09/06/2026
Blessings and a Paycheque — Both at Once
Summer 2006. Cheema Sahib, Punjab. The kind of heat that makes the earth shimmer and the air feel like it's breathing fire.
A young Sikh engineer — freshly recruited, barely twenty-five — came to pay obeisance to Babaji. The senior sevadar who had brought him in made the introductions. But one look at the boy told you everything: confused, disturbed, torn in half. His hands were folded, shaking.
"Babaji, ਗੱਲ ਕਰਨੀ ਹੈ."
Babaji turned all his attention to him. The room, the heat, the others — everything dissolved. Just a saint and a trembling young man.
"ਦੱਸੋ ਬੇਟਾ."
The boy's voice cracked: "Babaji, ਮੈਂ ਇਹ job ਕਰਨੀ ਤੇ ਚਾਹੁੰਦਾ ਹਾਂ — ਪਰ ਸੰਸਥਾ ਤੋਂ ਪੈਸੇ ਨਹੀਂ ਲੈ ਸਕਦਾ।"
"I want to do this work — but I can't bring myself to take a salary from a charitable institution."
Babaji burst into a hearty laugh. Drew the boy closer. Held his trembling hands in his own steady palms. And dismantled his dilemma in one breath.
"Beta, if you work for a company or a corporate — it will be driven by profit alone. You can take a job anywhere — but all your effort will only line the pockets of your seth or your boss. Where is the welfare of humanity in that?"
"Here, your contribution goes into shaping the lives of little children. Into building futures that no one else will build."

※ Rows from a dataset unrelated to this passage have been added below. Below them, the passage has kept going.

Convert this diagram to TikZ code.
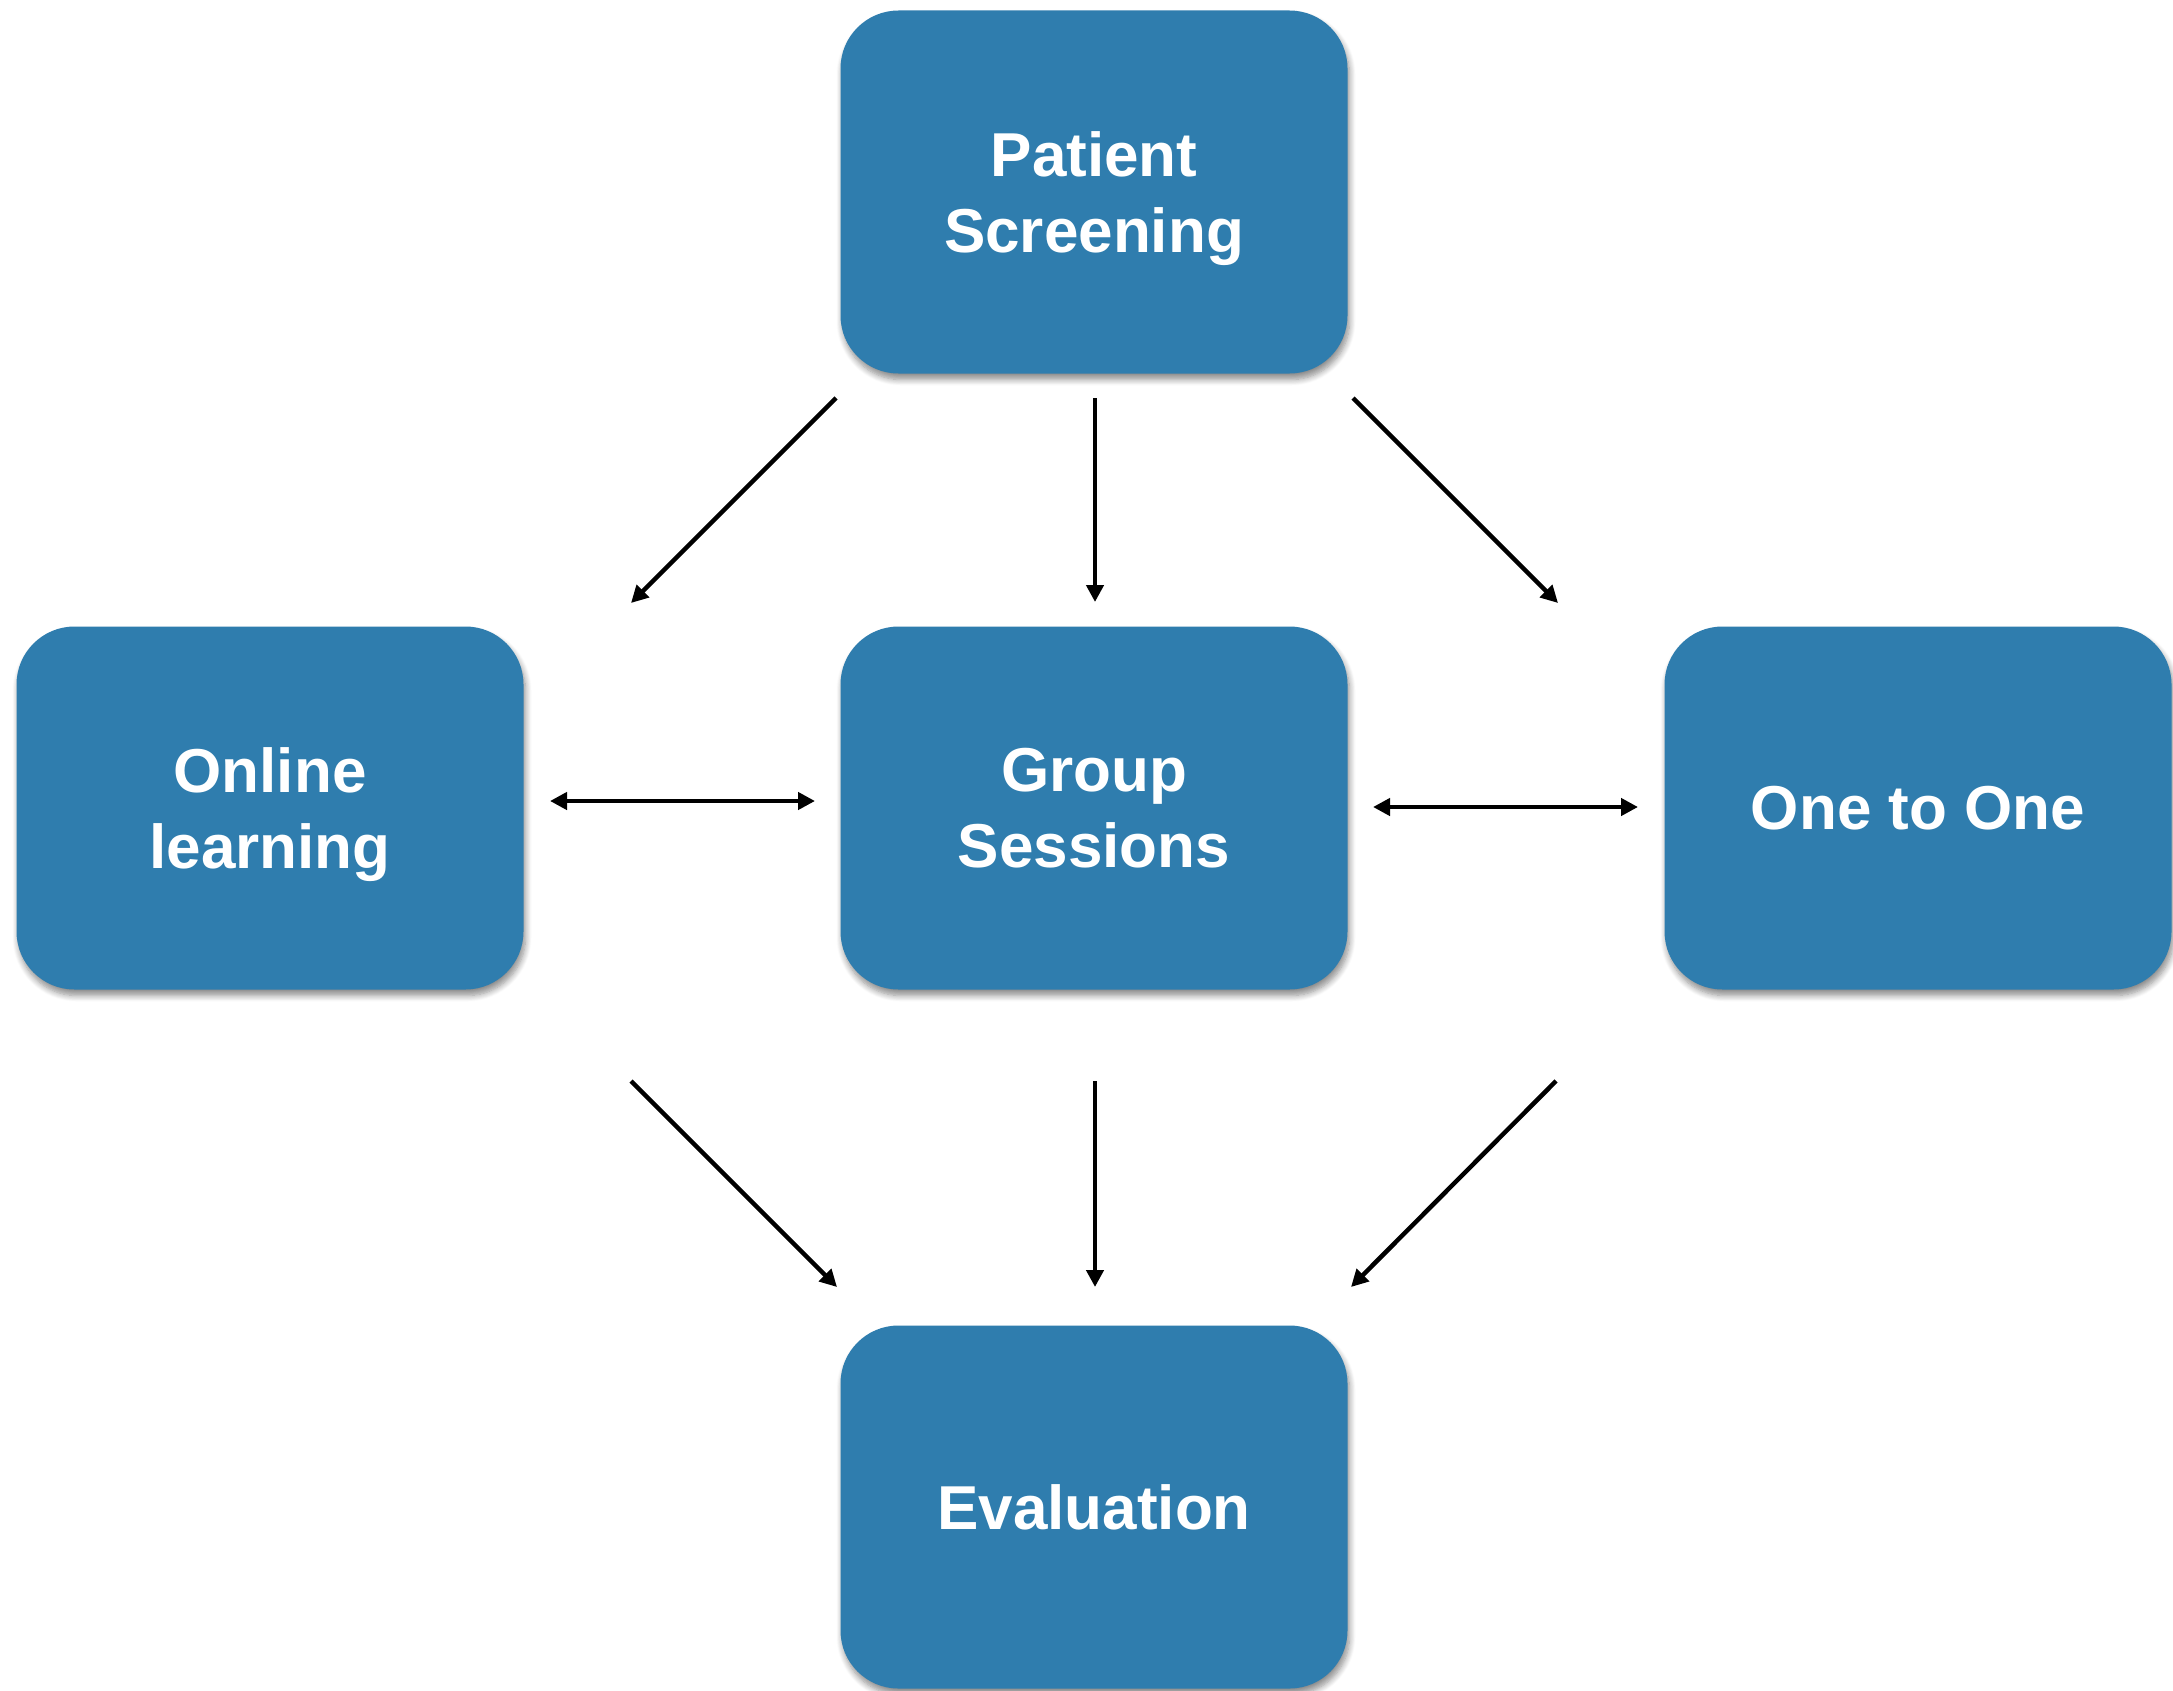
\documentclass[tikz,border=0pt]{standalone}
\usepackage{fontspec}
\setmainfont{Liberation Sans}
\usetikzlibrary{arrows.meta,shadows.blur}
\definecolor{boxblue}{RGB}{47,125,174}
\begin{document}
\begin{tikzpicture}[x=1pt,y=-1pt,
  box/.style={rectangle, rounded corners=58pt, fill=boxblue, text=white,
    minimum width=507pt, minimum height=363pt, align=center, text depth=0pt,
    font=\fontsize{62}{76}\selectfont\bfseries,
    blur shadow={shadow xshift=2pt, shadow yshift=-6pt, shadow blur radius=6pt, shadow blur steps=8, shadow opacity=45}},
  arr/.style={line width=4.5pt, -{Triangle[length=17pt,width=17pt]}},
  darr/.style={line width=4.5pt, {Triangle[length=17pt,width=17pt]}-{Triangle[length=17pt,width=17pt]}}]
\useasboundingbox (0,0) rectangle (2173,1691);
\node[box] (ps) at (1094,192) {Patient\\Screening};
\node[box] (ol) at (270,808) {Online\\learning};
\node[box] (gs) at (1094,808) {Group\\Sessions};
\node[box] (oo) at (1918,808) {One to One};
\node[box] (ev) at (1094,1507) {Evaluation};
% arrow end points
\coordinate (a1s) at (836,398);  \coordinate (a1e) at (631,603);
\coordinate (a2s) at (1095,398); \coordinate (a2e) at (1095,602);
\coordinate (a3s) at (1353,398); \coordinate (a3e) at (1558,603);
\coordinate (b1s) at (550,801);  \coordinate (b1e) at (815,801);
\coordinate (b2s) at (1373,807); \coordinate (b2e) at (1638,807);
\coordinate (c1s) at (631,1081); \coordinate (c1e) at (837,1287);
\coordinate (c2s) at (1095,1081);\coordinate (c2e) at (1095,1287);
\coordinate (c3s) at (1556,1081);\coordinate (c3e) at (1351,1287);
\draw[arr] (a1s) -- (a1e);
\draw[arr] (a2s) -- (a2e);
\draw[arr] (a3s) -- (a3e);
\draw[darr] (b1s) -- (b1e);
\draw[darr] (b2s) -- (b2e);
\draw[arr] (c1s) -- (c1e);
\draw[arr] (c2s) -- (c2e);
\draw[arr] (c3s) -- (c3e);
\end{tikzpicture}
\end{document}
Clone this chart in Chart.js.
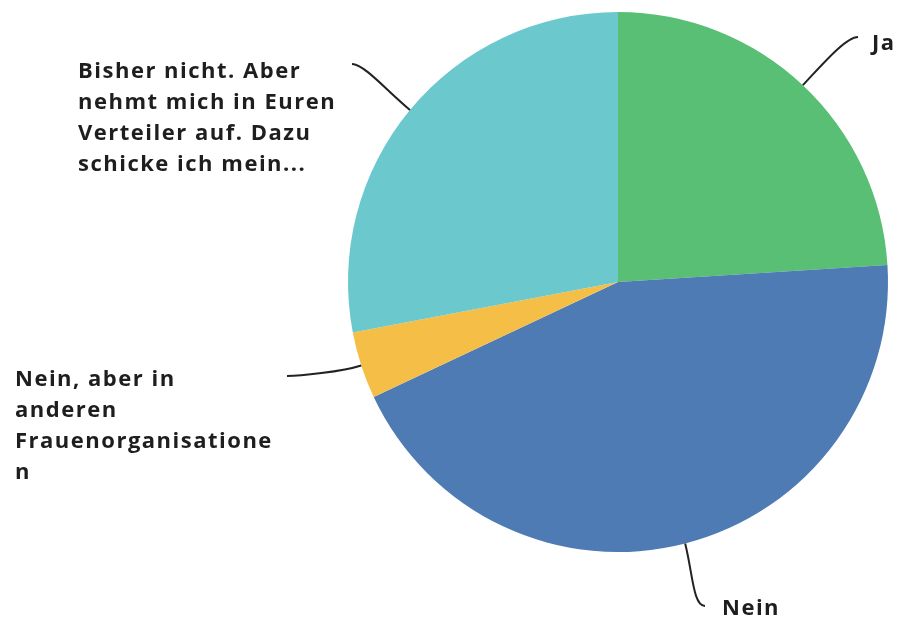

Then the line that lit up the room:
"ਨਾਲੇ ਪੁੰਨ ਤੇ ਨਾਲੇ ਫ਼ਲੀਆਂ।"
"Blessings and benefits — both at once."
"Yes, you will take a salary — to meet your needs, to live with dignity. But the work your hands do will serve humanity. Every rupee you earn here carries a blessing that no corporate paycheque ever will."
Then, softly — the seal:
"Kaka, ਇਸ ਨੂੰ ਗੁਰੂ ਨਾਨਕ ਦੀ ਨੌਕਰੀ ਸਮਝ ਕੇ ਕਰ। ਤੈਨੂੰ divine blessings ਵੀ ਮਿਲਣਗੀਆਂ।"
"Think of this as employment under Guru Nanak. The salary takes care of your body. The blessings take care of your soul."
The boy's hands stopped shaking. His eyes were wet — but the confusion had evaporated.
I sat there, stunned by the razor-thin distinction Babaji had drawn with the ease of a man explaining the weather. In the corporate world, your labour generates profit for someone above you — and the transaction ends at the bank. In seva, the same labour generates futures for children below you — and the transaction echoes across lifetimes.
Same hands. Same hours. Same sweat. But the currency is entirely different.
One fills your account. The other fills your account *and* your soul.
Naaley punn tey naaley phaliyaan.
No management textbook has ever defined the difference between a job and a calling with such devastating simplicity.